W powiedzeniu „przysłowia są mądrością narodu” jest wiele prawdy. W dawnych czasach bacznie przyglądano się cyklicznym zmianom zachodzącym w przyrodzie, a wnioski wyciągnięte z tych obserwacji przekazywano w formie krótkich (najczęściej rymowanych) form - przysłów, powiedzonek, itp. Czy w tym roku lutowe przysłowia pogodowe sprawdzą się? Zobaczymy ;-)

Gdy mróz w lutym ostro trzyma, tedy jest niedługa zima.

Gdy ciepło w lutym, zimno w marcu bywa, długo potrwa zima, rzecz to niewątpliwa.

W lutym wiele wody - całe lato bez pogody.

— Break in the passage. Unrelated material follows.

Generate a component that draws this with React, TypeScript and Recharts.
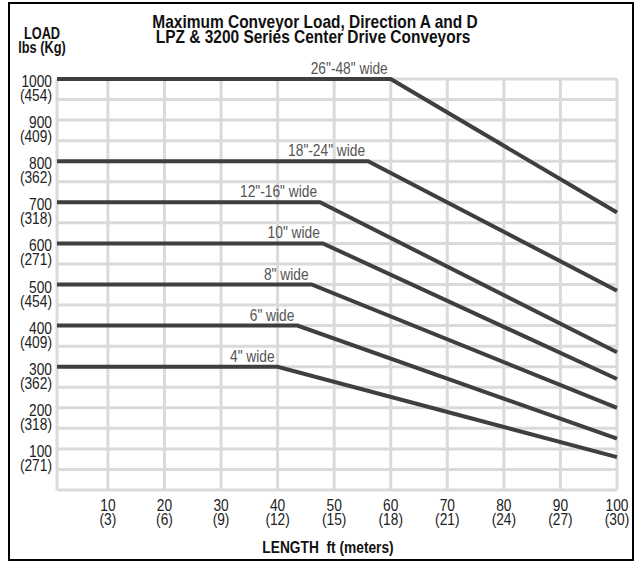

W lutym śnieg i mróz stały, w lecie będą upały.

Chmury w lutym ku północy, to są ciepła prorocy.

Czasem luty ostro kuty, czasem w luty same pluty.

Czasem luty się zlituje, że człek niby wiosnę czuje, ale czasem tak się zżyma, że człek prawie nie wytrzyma.

Kiedy luty schodzi, człek po wodzie brodzi.